BRIEF:
Copy out lines with the word "this" from the material that follows.

GIVEN ENTRIES:
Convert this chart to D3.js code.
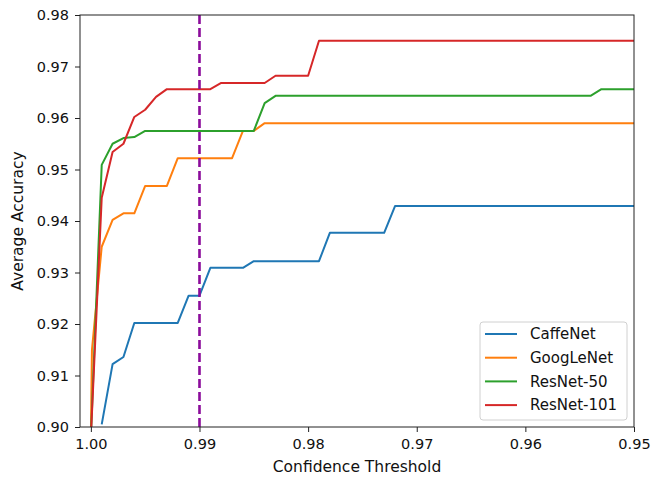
<!DOCTYPE html>
<html>
<head>
<meta charset="utf-8">
<script src="https://cdn.jsdelivr.net/npm/d3@7"></script>
<style>
body { margin: 0; background: #fff; }
text { font-family: "DejaVu Sans", sans-serif; }
</style>
</head>
<body>
<svg width="652" height="478"></svg>
<script>
// values
var seriesNames = ["CaffeNet", "GoogLeNet", "ResNet-50", "ResNet-101"];
var seriesColors = ["#1f77b4", "#ff7f0e", "#2ca02c", "#d62728"];

var caffeX = [0.999, 0.998, 0.997, 0.996, 0.992, 0.991, 0.990, 0.989, 0.986, 0.985, 0.979, 0.978, 0.973, 0.972, 0.950];
var caffeY = [0.9005, 0.9122, 0.9136, 0.9202, 0.9202, 0.9255, 0.9255, 0.9309, 0.9309, 0.9322, 0.9322, 0.9377, 0.9377, 0.9429, 0.9429];

var googX = [1.000, 0.9999, 0.999, 0.998, 0.997, 0.996, 0.995, 0.993, 0.992, 0.987, 0.986, 0.985, 0.984, 0.950];
var googY = [0.898, 0.915, 0.935, 0.9402, 0.9415, 0.9415, 0.9468, 0.9468, 0.9522, 0.9522, 0.9575, 0.9575, 0.959, 0.959];

var res50X = [1.000, 0.999, 0.998, 0.997, 0.996, 0.995, 0.985, 0.984, 0.983, 0.954, 0.953, 0.950];
var res50Y = [0.898, 0.9509, 0.955, 0.9561, 0.9563, 0.9575, 0.9575, 0.9629, 0.9643, 0.9643, 0.9656, 0.9656];

var res101X = [1.000, 0.999, 0.998, 0.997, 0.996, 0.995, 0.994, 0.993, 0.989, 0.988, 0.984, 0.983, 0.980, 0.979, 0.950];
var res101Y = [0.898, 0.9445, 0.9534, 0.955, 0.9602, 0.9616, 0.9641, 0.9656, 0.9656, 0.9668, 0.9668, 0.9682, 0.9682, 0.975, 0.975];

var xTicks = [1.00, 0.99, 0.98, 0.97, 0.96, 0.95];
var yTicks = [0.90, 0.91, 0.92, 0.93, 0.94, 0.95, 0.96, 0.97, 0.98];
var markerX = 0.99;

var svg = d3.select("svg"),
    margin = {top: 15, right: 18, bottom: 51, left: 80},
    width = +svg.attr("width") - margin.left - margin.right,
    height = +svg.attr("height") - margin.top - margin.bottom;

var x = d3.scaleLinear().domain([1.001, 0.95]).range([0, width]);
var y = d3.scaleLinear().domain([0.90, 0.98]).range([height, 0]);

var g = svg.append("g").attr("transform", "translate(" + margin.left + "," + margin.top + ")");

svg.append("defs").append("clipPath").attr("id", "plot")
  .append("rect").attr("width", width).attr("height", height);

var allX = [caffeX, googX, res50X, res101X];
var allY = [caffeY, googY, res50Y, res101Y];

var line = d3.line()
  .x(function(d) { return x(d[0]); })
  .y(function(d) { return y(d[1]); });

var plot = g.append("g").attr("clip-path", "url(#plot)");

seriesNames.forEach(function(name, i) {
  var pts = d3.zip(allX[i], allY[i]);
  plot.append("path")
    .datum(pts)
    .attr("fill", "none")
    .attr("stroke", seriesColors[i])
    .attr("stroke-width", 2)
    .attr("stroke-linejoin", "round")
    .attr("d", line);
});

// dashed threshold marker
plot.append("line")
  .attr("x1", x(markerX)).attr("x2", x(markerX))
  .attr("y1", 0).attr("y2", height)
  .attr("stroke", "#8b0c9b")
  .attr("stroke-width", 2.6)
  .attr("stroke-dasharray", "9,4");

// axes
var xAxis = g.append("g")
  .attr("transform", "translate(0," + height + ")")
  .call(d3.axisBottom(x).tickValues(xTicks).tickFormat(d3.format(".2f")).tickSize(5).tickPadding(6.5));
var yAxis = g.append("g")
  .call(d3.axisLeft(y).tickValues(yTicks).tickFormat(d3.format(".2f")).tickSize(5).tickPadding(6));

[xAxis, yAxis].forEach(function(a) {
  a.select(".domain").remove();
  a.selectAll("text").attr("font-size", "14.5px").attr("fill", "#111").style("font-family", "DejaVu Sans");
  a.selectAll("line").attr("stroke", "#222");
});

g.append("rect")
  .attr("width", width).attr("height", height)
  .attr("fill", "none").attr("stroke", "#222").attr("stroke-width", 1);

svg.append("text")
  .attr("x", margin.left + width / 2)
  .attr("y", 472)
  .attr("text-anchor", "middle")
  .attr("font-size", "15.5px")
  .attr("fill", "#111")
  .text("Confidence Threshold");

svg.append("text")
  .attr("transform", "translate(23," + (margin.top + height / 2) + ") rotate(-90)")
  .attr("text-anchor", "middle")
  .attr("font-size", "15.5px")
  .attr("fill", "#111")
  .text("Average Accuracy");

// legend
var lg = svg.append("g").attr("transform", "translate(480,322)");
lg.append("rect")
  .attr("width", 147).attr("height", 98).attr("rx", 3)
  .attr("fill", "#fff").attr("fill-opacity", 0.8)
  .attr("stroke", "#d0d0d0");

seriesNames.forEach(function(name, i) {
  var row = lg.append("g").attr("transform", "translate(0," + (12 + i * 23.7) + ")");
  row.append("line")
    .attr("x1", 5).attr("x2", 37)
    .attr("stroke", seriesColors[i]).attr("stroke-width", 2);
  row.append("text")
    .attr("x", 50).attr("dy", "0.35em")
    .attr("font-size", "15px")
    .attr("fill", "#111")
    .text(name);
});
</script>
</body>
</html>
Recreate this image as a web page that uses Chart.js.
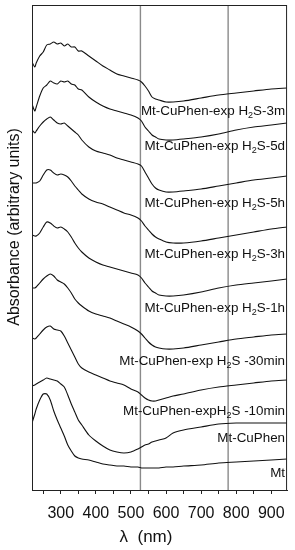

REPLY TO THE TASK:
Convert this chart to D3.js code.
Recreate this image as a web page that uses Chart.js.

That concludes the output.